How probiotics build your immunity?

How probiotics build your immunity?

There are many factors that can influence our immune system. One involves our gut and bugs or microorganisms called probiotics.

You may have heard of probiotics before and wondered what they are? What they do? And how to include them in your diet?

What are probiotics

The word probiotic has come from the Latin preposition “pro,” meaning “for” and the Greek word “biotic” meaning “bios” or “life”.

Probiotics are natural live microorganisms (or ‘good bacteria’), when in adequate (live) amounts promote health and wellbeing. Some benefits include: keeping the lining of the gut healthy, aiding in digestion, absorbing nutrients, influencing our mood and supporting the immune system.

Keeping our good bacteria healthy?

This ‘good bacteria’ feeds off a type of fibre called prebiotic fibre. This fibre is like a food or fertiliser for the probiotics, stimulating the growth. Prebiotic fibres are found in foods such as apples, pears, onions, nuts and cooked, cooled potatoes or rice that form resistant starch (starch resistant to digestion).

The good gut bacteria ferment the prebiotic fibre producing fatty chain fatty acids that are responsible for many of the health benefits probiotics provide.

The greater the diversity of good gut bacteria the better it seems. We still have a lot to learn about this whole microorganism system.

Probiotics and the immune system

Did you know a healthy gut microbiome may help keep our immune system strong? It does this by:

  • Sending signals to the immune system with the help of the short chain fatty acids produced by the good gut bacteria. The fatty acids cross the gut lining into the blood stream and travel around to various parts of the body’s immune system
  • The good gut bacteria can also form a barrier along the lining of the intestinal (gut) wall, that prevents the viruses (bad guys) from entering the bloodstream
  • Probiotics help with digestion and absorption of nutrients in the gut

Absorbing a variety of nutrients is important for the functioning of the immune system, therefore when the gut is not working well nutrients can miss out on absorption and you may not have all the nutrients you need, for your immune system.

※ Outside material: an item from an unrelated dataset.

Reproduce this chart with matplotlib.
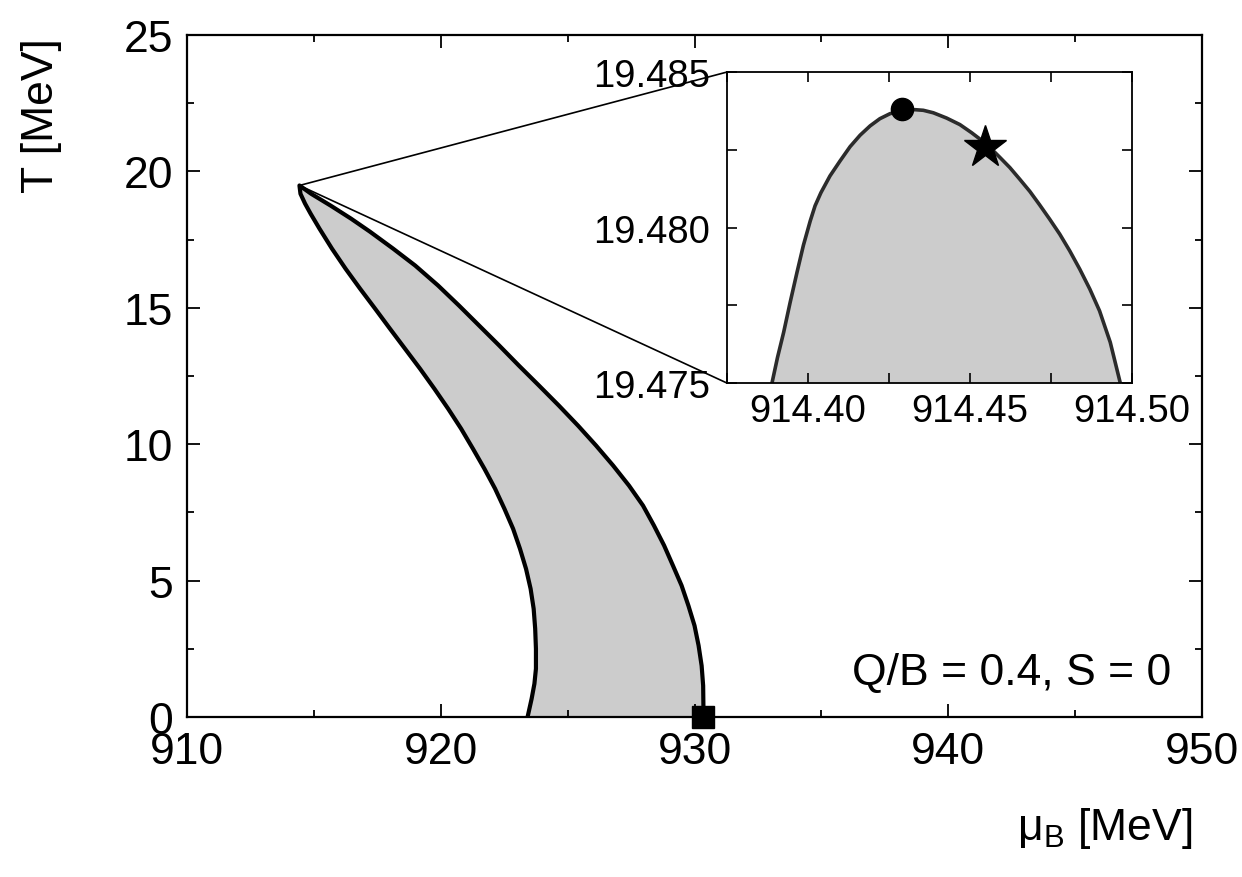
import numpy as np
import matplotlib
matplotlib.use("Agg")
import matplotlib.pyplot as plt
from matplotlib.ticker import MultipleLocator, FormatStrFormatter
from matplotlib.patches import ConnectionPatch

plt.rcParams['font.family'] = ['Liberation Sans', 'DejaVu Sans']
plt.rcParams['mathtext.fontset'] = 'custom'
plt.rcParams['mathtext.rm'] = 'Liberation Sans'

# phase boundary, main panel (mu_B, T) in MeV
# left branch, from T=0 up to the tip
left_mu = [923.42, 923.58, 923.69, 923.75, 923.75, 923.72, 923.66, 923.54,
           923.36, 923.12, 922.85, 922.51, 922.14, 921.72, 921.27, 920.80,
           920.29, 919.75, 919.18, 918.59, 918.00, 917.41, 916.82, 916.25,
           915.71, 915.22, 914.87, 914.65, 914.47, 914.43]
left_T = [0.0, 0.67, 1.22, 1.77, 2.50, 3.24, 3.97, 4.70,
          5.43, 6.17, 6.90, 7.63, 8.37, 9.10, 9.83, 10.57,
          11.30, 12.03, 12.77, 13.50, 14.23, 14.97, 15.70, 16.43,
          17.17, 17.90, 18.45, 18.82, 19.18, 19.484]
# right branch, from the tip down to T=0
right_mu = [914.43, 914.89, 915.67, 916.46, 917.21, 918.12, 918.99, 919.89,
            920.72, 921.51, 922.30, 923.08, 923.87, 924.66, 925.41, 926.12,
            926.79, 927.42, 927.97, 928.40, 928.80, 929.15, 929.49, 929.76,
            930.00, 930.16, 930.28, 930.34, 930.35, 930.35]
right_T = [19.484, 19.18, 18.74, 18.27, 17.79, 17.17, 16.55, 15.82,
           15.08, 14.35, 13.62, 12.88, 12.15, 11.41, 10.68, 9.95,
           9.22, 8.48, 7.75, 7.02, 6.29, 5.55, 4.82, 4.08,
           3.35, 2.62, 1.88, 1.15, 0.41, 0.0]

# zoom near the tip
tip_mu = [914.3889, 914.3906, 914.3925, 914.3945, 914.3966, 914.3986, 914.4007,
          914.4022, 914.4040, 914.4068, 914.4099, 914.4130, 914.4161, 914.4192,
          914.4222, 914.4253, 914.4284, 914.4310, 914.4330, 914.4356, 914.4387,
          914.4428, 914.4469, 914.4505, 914.4539, 914.4567, 914.4592, 914.4623,
          914.4654, 914.4685, 914.4715, 914.4746, 914.4777, 914.4808, 914.4839,
          914.4870, 914.4900, 914.4933, 914.4964]
tip_T = [19.47500, 19.47582, 19.47663, 19.47759, 19.47855, 19.47943, 19.48021,
         19.48070, 19.48112, 19.48166, 19.48214, 19.48260, 19.48297, 19.48327,
         19.48350, 19.48366, 19.48375, 19.48378, 19.48379, 19.48377, 19.48369,
         19.48352, 19.48331, 19.48305, 19.48278, 19.48252, 19.48226, 19.48193,
         19.48155, 19.48116, 19.48073, 19.48027, 19.47979, 19.47925, 19.47866,
         19.47802, 19.47732, 19.47631, 19.47500]

circle_pt = (914.429, 19.4838)
star_pt = (914.4545, 19.4826)
square_pt = (930.35, 0.0)

fig = plt.figure(figsize=(12.42, 8.78), dpi=100)
ax = fig.add_axes([0.1506, 0.1822, 0.8172, 0.7768])

mu = left_mu + right_mu[1:]
T = left_T + right_T[1:]
ax.fill(mu, T, color='#cccccc', lw=0, zorder=1)
ax.plot(mu, T, color='black', lw=3, solid_joinstyle='round', zorder=2)
ax.plot(*square_pt, marker='s', ms=16.5, color='black', clip_on=False, zorder=5)

ax.set_xlim(910, 950)
ax.set_ylim(0, 25)
ax.xaxis.set_major_locator(MultipleLocator(10))
ax.xaxis.set_minor_locator(MultipleLocator(5))
ax.yaxis.set_major_locator(MultipleLocator(5))
ax.yaxis.set_minor_locator(MultipleLocator(2.5))
ax.tick_params(which='both', direction='in', top=True, right=True, width=1.3,
               labelsize=32)
ax.tick_params(which='major', length=9.5, pad=10)
ax.tick_params(which='minor', length=5)
for s in ax.spines.values():
    s.set_linewidth(1.6)

ax.text(0.970, 0.049, "Q/B = 0.4, S = 0", transform=ax.transAxes,
        ha='right', va='baseline', fontsize=32)

fig.text(42 / 1242, 1 - 38 / 878, "T [MeV]", rotation=90, ha='center',
         va='top', fontsize=32)
fig.text(1192 / 1242, 1 - 840 / 878, r"μ$_\mathregular{B}$ [MeV]", ha='right',
         va='baseline', fontsize=32)

# inset
axi = fig.add_axes([0.5853, 0.5626, 0.3261, 0.3542])
axi.fill_between(tip_mu, tip_T, 19.475, color='#cccccc', lw=0, zorder=1)
axi.plot(tip_mu, tip_T, color='#2b2b2b', lw=2.6, solid_joinstyle='round',
         zorder=2)
axi.plot(*circle_pt, marker='o', ms=16, color='black', zorder=5)
axi.plot(*star_pt, marker='*', ms=32, color='black', zorder=5)
axi.set_xlim(914.375, 914.50)
axi.set_ylim(19.475, 19.485)
axi.xaxis.set_major_locator(MultipleLocator(0.05))
axi.xaxis.set_minor_locator(MultipleLocator(0.025))
axi.yaxis.set_major_locator(MultipleLocator(0.005))
axi.yaxis.set_minor_locator(MultipleLocator(0.0025))
axi.xaxis.set_major_formatter(FormatStrFormatter('%.2f'))
axi.yaxis.set_major_formatter(FormatStrFormatter('%.3f'))
axi.tick_params(which='both', direction='in', top=True, right=True, width=1.2,
                length=7, labelsize=27.5)
axi.tick_params(axis='x', pad=7)
axi.tick_params(axis='y', pad=12)
for s in axi.spines.values():
    s.set_linewidth(1.3)

# lines from the tip to the inset corners
for corner in [(0, 1), (0, 0)]:
    con = ConnectionPatch(xyA=(914.43, 19.484), coordsA=ax.transData,
                          xyB=corner, coordsB=axi.transAxes,
                          color='black', lw=1.2, zorder=3)
    con.set_clip_on(False)
    ax.add_artist(con)

fig.savefig("out.png", dpi=100)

Research has shown that probiotics may prevent the growth of harmful bacteria. In fact, probiotics can activate immune cells that help defend our bodies from pathogens (viruses).

Common types of probiotic bacteria

The common beneficial types of probiotic bacteria are Lactobacillus and Bifidobacterium. You will commonly see the types of bacteria present in the ingredients lists of food products as well as in the number of bacteria; CFU (colony forming units).  Bifidobacterium are particularly useful for digestive issues and may increase bowel regularity. This is the main probiotic found in Rokeby Farms Probiotic Yoghurt.

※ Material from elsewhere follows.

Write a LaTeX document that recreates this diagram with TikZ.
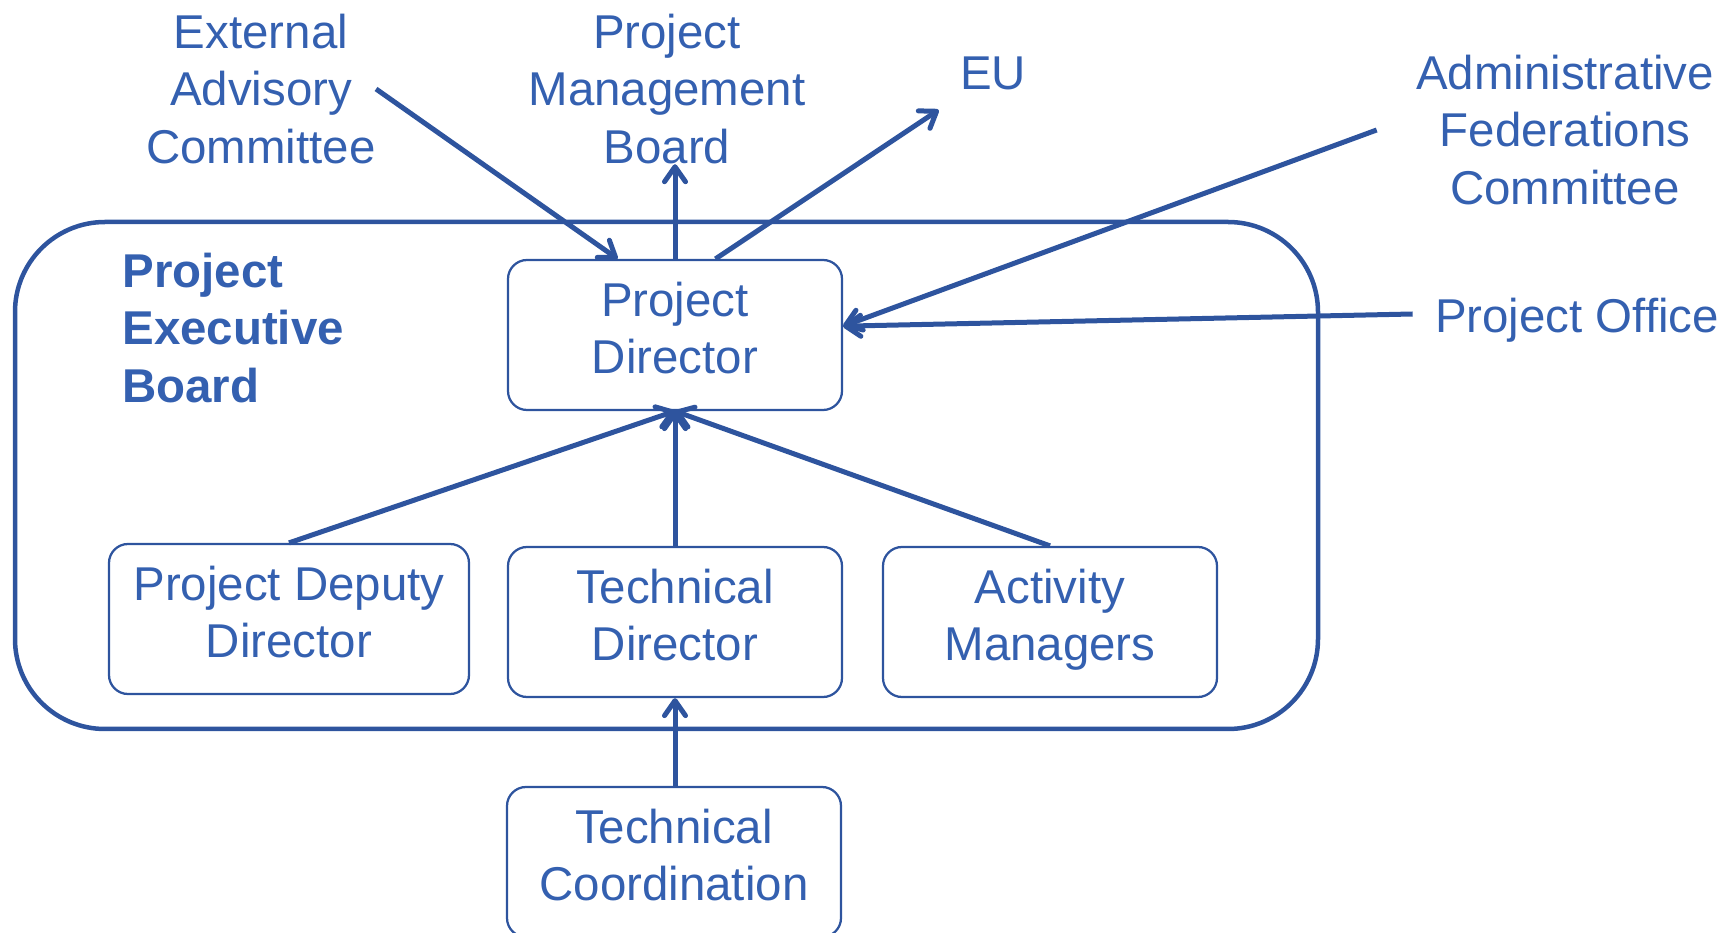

There are thousands of different gut bacteria. It is important to look for probiotics that have a known health effect for a condition you may be trying to treat.

Where can you find them?

Beneficial bacteria can be found in fermented foods, in particular yoghurt, sauerkraut, miso and kimchi. They are considered probiotic if there are sufficient numbers with a known health benefit. That doesn’t mean fermented foods with smaller amounts aren’t beneficial. It may just mean research is yet to show what the health benefit of these bacteria are.

Rokeby Farms probiotic yoghurt, Filmjolk has 15 different cultures including Bifidobacterium.  You may also find them fortified (added) in foods or as supplements.

Favourite way to enjoy probiotic containing foods are:

  • Using a mix of Rokeby farms Probiotic Yoghurt (Filmjolk) with muesli and seasonal fruits for a pre or post training snack or breakfast.
  • Yoghurt and berries
  • Using kimchi in poke/nourish bowls
  • Having sauerkraut or kimchi in a sandwich

Fermented and probiotic foods are just another way to aid our health and wellbeing.

If you have symptoms it is always best to seek advice from a health professional such as your GP or Accredited Practising Dietitian.